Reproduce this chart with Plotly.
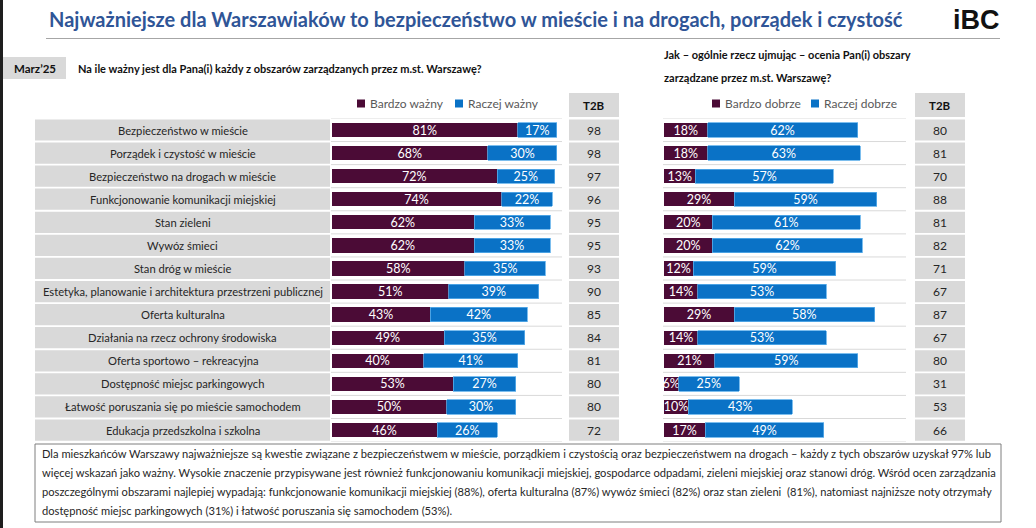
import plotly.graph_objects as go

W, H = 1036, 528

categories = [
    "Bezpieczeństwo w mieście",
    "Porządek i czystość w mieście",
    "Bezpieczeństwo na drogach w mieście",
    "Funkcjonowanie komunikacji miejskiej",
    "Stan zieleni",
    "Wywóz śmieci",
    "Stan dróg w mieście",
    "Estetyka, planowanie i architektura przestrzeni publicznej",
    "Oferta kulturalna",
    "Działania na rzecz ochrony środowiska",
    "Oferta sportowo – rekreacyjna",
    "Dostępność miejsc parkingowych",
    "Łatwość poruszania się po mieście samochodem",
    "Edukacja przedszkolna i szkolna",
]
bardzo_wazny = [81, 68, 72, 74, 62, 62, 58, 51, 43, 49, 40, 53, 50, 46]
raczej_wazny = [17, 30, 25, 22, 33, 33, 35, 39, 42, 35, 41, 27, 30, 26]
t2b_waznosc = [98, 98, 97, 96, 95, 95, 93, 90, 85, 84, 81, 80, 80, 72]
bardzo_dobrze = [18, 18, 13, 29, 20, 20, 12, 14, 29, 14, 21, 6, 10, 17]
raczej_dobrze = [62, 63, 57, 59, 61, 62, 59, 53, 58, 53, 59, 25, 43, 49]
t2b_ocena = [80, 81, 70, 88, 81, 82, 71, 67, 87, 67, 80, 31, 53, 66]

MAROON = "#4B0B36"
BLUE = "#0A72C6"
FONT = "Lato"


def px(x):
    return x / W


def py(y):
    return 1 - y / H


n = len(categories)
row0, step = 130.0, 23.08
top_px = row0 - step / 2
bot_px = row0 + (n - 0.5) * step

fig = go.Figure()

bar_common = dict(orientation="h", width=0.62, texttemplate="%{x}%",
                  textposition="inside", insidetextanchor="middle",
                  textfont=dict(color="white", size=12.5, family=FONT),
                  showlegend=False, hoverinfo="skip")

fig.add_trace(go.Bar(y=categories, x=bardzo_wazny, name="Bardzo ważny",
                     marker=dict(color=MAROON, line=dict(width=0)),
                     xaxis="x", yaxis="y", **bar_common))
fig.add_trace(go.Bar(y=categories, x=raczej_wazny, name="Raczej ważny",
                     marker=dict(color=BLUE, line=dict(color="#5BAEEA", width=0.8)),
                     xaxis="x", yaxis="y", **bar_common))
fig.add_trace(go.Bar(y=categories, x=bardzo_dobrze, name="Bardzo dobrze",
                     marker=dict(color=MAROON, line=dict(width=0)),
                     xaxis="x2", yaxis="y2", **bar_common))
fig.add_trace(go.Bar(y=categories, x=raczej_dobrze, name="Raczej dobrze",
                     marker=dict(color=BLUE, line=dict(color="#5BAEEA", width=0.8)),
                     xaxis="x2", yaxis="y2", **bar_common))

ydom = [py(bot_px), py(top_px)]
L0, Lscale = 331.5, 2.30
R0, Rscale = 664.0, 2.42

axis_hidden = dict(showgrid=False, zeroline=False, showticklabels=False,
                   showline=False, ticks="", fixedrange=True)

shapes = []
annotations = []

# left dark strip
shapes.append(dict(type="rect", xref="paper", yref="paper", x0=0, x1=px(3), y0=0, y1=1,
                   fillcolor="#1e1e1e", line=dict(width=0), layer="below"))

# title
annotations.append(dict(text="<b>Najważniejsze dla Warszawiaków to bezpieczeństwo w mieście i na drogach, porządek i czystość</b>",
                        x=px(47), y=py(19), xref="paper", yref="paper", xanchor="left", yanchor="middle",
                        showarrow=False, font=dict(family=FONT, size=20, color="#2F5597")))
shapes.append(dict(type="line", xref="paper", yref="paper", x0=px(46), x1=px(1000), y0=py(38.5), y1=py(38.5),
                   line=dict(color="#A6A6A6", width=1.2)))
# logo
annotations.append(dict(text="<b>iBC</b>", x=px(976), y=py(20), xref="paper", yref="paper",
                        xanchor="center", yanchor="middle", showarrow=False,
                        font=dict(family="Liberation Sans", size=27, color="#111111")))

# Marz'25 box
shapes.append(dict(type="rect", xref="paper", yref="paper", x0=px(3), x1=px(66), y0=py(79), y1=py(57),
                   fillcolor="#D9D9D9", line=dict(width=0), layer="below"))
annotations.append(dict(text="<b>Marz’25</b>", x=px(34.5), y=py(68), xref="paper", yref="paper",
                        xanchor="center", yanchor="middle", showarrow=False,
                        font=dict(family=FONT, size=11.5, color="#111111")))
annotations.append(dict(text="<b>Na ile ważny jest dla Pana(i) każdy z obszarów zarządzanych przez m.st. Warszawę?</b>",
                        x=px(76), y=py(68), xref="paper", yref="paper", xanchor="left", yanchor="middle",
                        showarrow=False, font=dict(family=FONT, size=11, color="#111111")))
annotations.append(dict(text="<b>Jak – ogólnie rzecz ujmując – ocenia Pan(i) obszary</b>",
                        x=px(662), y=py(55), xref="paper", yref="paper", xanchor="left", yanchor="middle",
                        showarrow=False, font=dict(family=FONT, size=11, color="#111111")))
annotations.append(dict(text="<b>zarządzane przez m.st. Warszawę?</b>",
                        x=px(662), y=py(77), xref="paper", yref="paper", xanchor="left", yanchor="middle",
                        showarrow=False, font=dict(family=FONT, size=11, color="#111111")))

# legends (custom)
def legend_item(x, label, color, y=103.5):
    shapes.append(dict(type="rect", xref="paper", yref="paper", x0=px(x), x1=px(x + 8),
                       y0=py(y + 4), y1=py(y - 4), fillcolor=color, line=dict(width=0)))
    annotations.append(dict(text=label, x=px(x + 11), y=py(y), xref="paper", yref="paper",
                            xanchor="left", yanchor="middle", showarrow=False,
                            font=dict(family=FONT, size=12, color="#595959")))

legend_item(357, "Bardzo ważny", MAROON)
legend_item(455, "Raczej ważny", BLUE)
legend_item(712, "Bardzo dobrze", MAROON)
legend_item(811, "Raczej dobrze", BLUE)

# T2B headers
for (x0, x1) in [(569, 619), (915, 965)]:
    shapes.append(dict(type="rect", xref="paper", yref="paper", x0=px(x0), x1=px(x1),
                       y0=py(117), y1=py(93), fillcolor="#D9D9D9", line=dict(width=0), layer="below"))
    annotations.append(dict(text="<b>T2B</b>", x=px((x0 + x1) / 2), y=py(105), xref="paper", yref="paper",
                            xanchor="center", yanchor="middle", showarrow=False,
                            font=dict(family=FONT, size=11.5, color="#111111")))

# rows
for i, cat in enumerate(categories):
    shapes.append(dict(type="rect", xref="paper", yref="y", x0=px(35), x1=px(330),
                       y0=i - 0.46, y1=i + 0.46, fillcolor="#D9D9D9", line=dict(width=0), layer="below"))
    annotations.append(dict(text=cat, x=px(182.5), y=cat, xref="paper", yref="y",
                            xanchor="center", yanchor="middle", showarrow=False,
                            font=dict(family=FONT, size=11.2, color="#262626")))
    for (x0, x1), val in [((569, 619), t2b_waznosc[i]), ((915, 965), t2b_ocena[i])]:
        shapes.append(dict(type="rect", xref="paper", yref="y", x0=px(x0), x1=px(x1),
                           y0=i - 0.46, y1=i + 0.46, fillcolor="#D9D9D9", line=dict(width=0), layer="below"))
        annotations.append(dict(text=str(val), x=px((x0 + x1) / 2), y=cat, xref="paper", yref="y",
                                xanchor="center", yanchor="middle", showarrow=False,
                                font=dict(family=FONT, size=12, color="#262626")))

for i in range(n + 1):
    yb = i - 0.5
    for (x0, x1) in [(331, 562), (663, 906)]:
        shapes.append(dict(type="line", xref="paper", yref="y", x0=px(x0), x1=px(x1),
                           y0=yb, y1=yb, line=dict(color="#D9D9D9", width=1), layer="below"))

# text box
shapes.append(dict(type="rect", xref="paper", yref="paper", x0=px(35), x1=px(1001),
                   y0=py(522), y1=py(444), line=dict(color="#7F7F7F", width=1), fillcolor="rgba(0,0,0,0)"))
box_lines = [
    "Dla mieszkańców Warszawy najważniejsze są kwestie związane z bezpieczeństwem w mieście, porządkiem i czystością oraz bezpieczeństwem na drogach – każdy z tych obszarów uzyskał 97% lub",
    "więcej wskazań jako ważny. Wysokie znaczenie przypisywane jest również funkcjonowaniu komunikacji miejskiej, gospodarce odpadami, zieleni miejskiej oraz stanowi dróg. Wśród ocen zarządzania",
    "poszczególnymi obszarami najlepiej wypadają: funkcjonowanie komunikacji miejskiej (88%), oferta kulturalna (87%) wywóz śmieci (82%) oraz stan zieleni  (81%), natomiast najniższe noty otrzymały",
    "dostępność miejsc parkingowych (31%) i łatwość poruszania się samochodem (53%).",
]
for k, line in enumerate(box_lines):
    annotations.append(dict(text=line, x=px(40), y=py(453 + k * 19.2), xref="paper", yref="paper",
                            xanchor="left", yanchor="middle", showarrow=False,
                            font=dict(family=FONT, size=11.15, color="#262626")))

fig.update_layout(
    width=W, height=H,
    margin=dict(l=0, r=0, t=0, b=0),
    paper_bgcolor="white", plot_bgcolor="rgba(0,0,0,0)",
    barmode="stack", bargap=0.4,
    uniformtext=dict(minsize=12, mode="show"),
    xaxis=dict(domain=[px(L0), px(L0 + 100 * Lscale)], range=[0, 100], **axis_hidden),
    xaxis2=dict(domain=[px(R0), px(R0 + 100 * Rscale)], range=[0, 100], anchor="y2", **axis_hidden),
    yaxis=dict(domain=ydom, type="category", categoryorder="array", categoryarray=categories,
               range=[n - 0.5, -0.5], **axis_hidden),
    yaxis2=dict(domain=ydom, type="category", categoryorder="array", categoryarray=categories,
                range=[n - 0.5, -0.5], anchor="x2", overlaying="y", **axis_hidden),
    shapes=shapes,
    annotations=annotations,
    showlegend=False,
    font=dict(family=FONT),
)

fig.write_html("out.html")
........
Given instruction> Leave the pictures out and reproduce exactly the lines from the top of the listing above through the line with "W, H = 1036, 528".

Correct output>
Reproduce this chart with Plotly.
import plotly.graph_objects as go

W, H = 1036, 528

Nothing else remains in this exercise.